Your Wedding Gift List
Why set up a gift registry for your wedding? It’s simple: everybody loves to give a gift that will be appreciated and wanted – a gift registry helps your friends and family choose something they know will be special to you. And you’ll start your married life with gifts that you can treasure for years to come…
Do create your gift list together.
Your registry is a reflection of you as a couple, so discuss what you really want and need together, and enjoy the process of browsing the stores or websites. Make compromises if need be.
Don’t delay registering for gifts.
Allow yourself plenty of time to decide on a registry that suits you, and have your list ready when you send your invitations out, around 6-8 weeks before your wedding.
Do include more items than you expect to receive.
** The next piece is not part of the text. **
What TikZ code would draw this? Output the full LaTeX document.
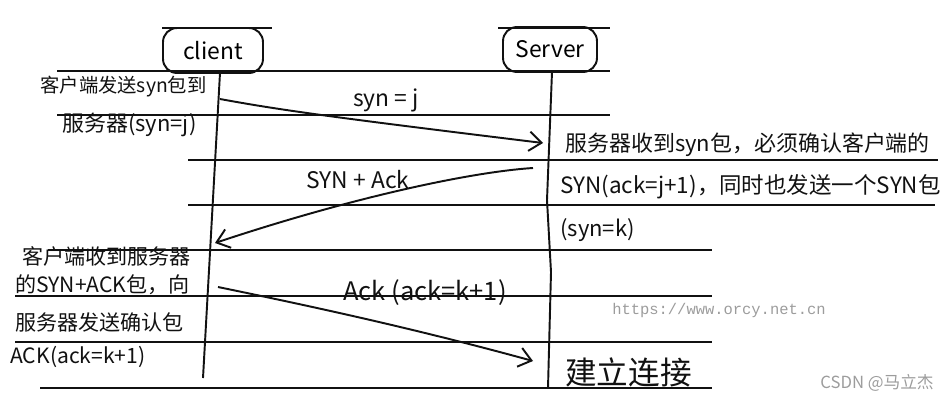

Have more items on your list than you have guests, as they’ll appreciate to offered a choice. As well as showing your personal style, guests really appreciate being able to choose something that they can relate to personally. It helps to keep your list fresh by adding new items in the lead-up to your event, too.
Do keep your guests’ budgets in mind.
Always select gifts of varying prices to suit all budgets. Some guests may like to pool together to contribute towards a higher priced item, and many companies offer this.
Don’t print registry details on your invitation.
It’s traditional for your family and wedding party to spread the word about your gift list, but today many couples include a separate card with all of the information required, or guests can find out the details on your wedding website.
Do think about alternative registries.
Don’t feel restricted by tradition; add items that offer sentimental value and that you’ll treasure forever. With many couples getting married after having already lived together, they usually have their pots and pans. But the non-essentials are often missing, and these are the things that really make our house a home. Consider plants for your garden, custom framing, art, wine, or donations to your favourite charity if you’re after something a little different and altruistic.
Don’t eliminate time-honoured items.
Nest-building necessities are something to treasure always and will last you for years to come. Fine china, crystal, silverware, linen, glassware, art and home décor, cookware, cutlery and appliances are favourite wedding gifts, and are sometimes things you wouldn’t buy yourself.
Do think of the things you enjoy as a couple.
Look to create a home filled with items you love. Think about adding gifts to help you spend quality time together, such as cookbooks, a wine decanter and varietal-specific glasses. Add quality items that will last a lifetime, some luxury items that you covet but wouldn't purchase yourself, and be sure to include some items that will act as mementos of your wedding day.
Don’t ask for money only.
If you decide to create a wishing well where guests can make a monetary contribution towards a dream gift, make sure you also have a gift registry for those that prefer to give a more specific gift. And when it comes time to thank your guests, be sure to tell them what you put the money towards.
Do focus on gifts that will last a lifetime.
Your wedding gifts are meant to stand the test of time in married life, so choose items that you’ll enjoy for years to come. Steer away from electronics and anything else that will date.
Don’t be limited by your lifestyle as it is today.
Think about what you have planned for the future, keeping special occasions in mind – for example, elegant serving bowls for Christmas lunch or crystal Champagne glasses for toasts. Receiving these gifts is a wonderful way to remember loved ones and your wedding day as you celebrate these milestones, and they can even be handed down the generations.
Do check what is included in your registry.
Shop around when you’re choosing where to register, and pick a reputable company with features such as an online and phone ordering option, a broad range of quality gifts, no additional fees, free shipping and wrapping, a detailed list of gift-givers, and a discount for purchasing remaining items after the wedding.
Don’t procrastinate writing to your guests.
Be prompt sending out your thank-you cards – one month after your wedding is a general rule (unless you’re jetting off on honeymoon). It’s a nice touch to mention the specific gift they have chosen for you.